With central government backing, hundreds of private schools dedicated to Confucian teachings have sprung up across the country in response to growing demand for more traditional education.
At a new institution in the central city of Wuhan, about 30 students aged two to six chant, "Our respect to you, Master Confucius. Thank you for the kindness of your teaching and your compassion".
Five-year-old Zhu Baichang admits he does not understand all the maxims he enthusiastically recites, but says: "It's very interesting."
Opened in 2015, the school has around 160 students whose parents fork out 7,000 yuan ($1,000) a term in the hope their children will absorb Confucius' ideas on filial piety and integrity.
"We don't understand everything when he recites the classics," said Baichang's father Zhu Minghui, but added that the principles that have "guided China for 2,000 years" were "seeping into his bones".
Teapots for girls
The teachings of Confucius (551-479 BC) demand respect for tradition and elders to ensure harmony in a rigidly hierarchical society, and were the official ideology of imperial China.
At the schools students start learning them by heart from a young age.
"Between two and six years of age the capacity for memorisation is excellent" so "we plant the seeds of filial piety, respect for teachers and compassion," the director of the Wuhan school, surnamed Shi.
By six, she says, her charges "have already finished reciting the great Confucius classics" which contain several hundred thousand characters.
Recreational activities are also traditional: the boys learn Chinese chess while the girls perform tea ceremonies in the classroom next door.
The school and the organisation that runs it are named after the Dizigui, a 17th century textbook based on Confucian teachings that promotes blind obedience to parents and the elderly, and which is part of the curriculum.
Even a student's own birthday can be turned into a lesson in filial piety.
"Remember this was the day your mother suffered greatly by giving birth to you -- it was painful," the teacher told a contrite boy, who knelt before his grandmother to express his devotion.
But after children turn six, when state schooling begins, most parents enrol them in official primary schools.
While Confucian schools are still very much on the fringe of China's education system their popularity is growing among middle class parents wanting a traditional education for their children.
The China Confucius Foundation had about 300 such institutions at the start of last year, compared with 223,700 ordinary kindergartens, but had plans to open another 700.
Another Confucian organisation, Tongxueguan, opened its first weekend school in 2006 and now has more than 120 such establishments across the country, with about 40,000 students.
"After economic prosperity, Chinese feel the need for a return to their roots. They also need spiritual elevation," its founder Li Guangbin told AFP.
Reciting texts and attending moral classes might not inspire creativity in children, but Li said it was more important for them to "understand what makes a man, righteousness, social interaction".
Mei Yuan, whose daughter attends a Tongxueguan school, says its teaching counters the downsides of modern life: "Today's children are selfish, too individualistic, and society gives them a frivolous mind."
Lack of moral guidance
After coming to power in 1949, the Communist Party violently denounced the patriarchal and paralysing hold of Confucianism and its proponents became a target during the Cultural Revolution of the 1960s and 1970s.

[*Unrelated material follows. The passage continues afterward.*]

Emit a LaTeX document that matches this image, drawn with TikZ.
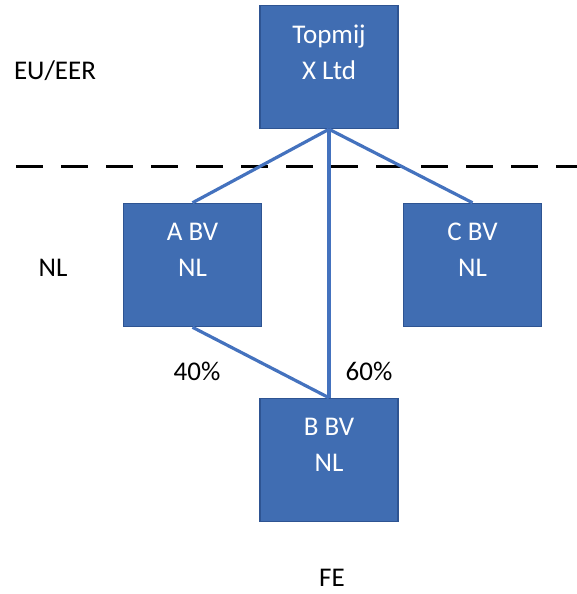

But the political climate has changed radically in recent years: President Xi Jinping readily quotes the philosopher and has included Confucian teachings in government propaganda.
"This government is fearful of Western influences coming into the country, especially democracy, human rights," said Michael Schuman, Beijing-based author of the book Confucius and the World he Created.
"They feel that Chinese traditional culture can act as bulwark against these foreign ideas, in ways which support the current political system,” he told AFP.
At the same time, he said, Chinese people were "looking for something more in their lives".
"They think that Chinese society has become very wealthy, but at the same time is missing something spiritual, and they feel a lot of the problems China is facing right now corruption and environmental damage are result of a lack of moral guidance."
But Confucian ideals do not sit easily with some realities of China today.
The sage "actively encourages debate" and "his disciples had to forge their own ideas", which contradict the rote learning system used in Chinese schools, Schuman notes.
He also insisted on reciprocity of obligation, so that leaders owed their subjects good governance, and if they failed to deliver they could lose the "mandate of Heaven" which would justify an uprising against them.
"The government needs the Confucian traditions to maintain stability, increase the happiness of people, so that they accept their lot without complaint," Li says.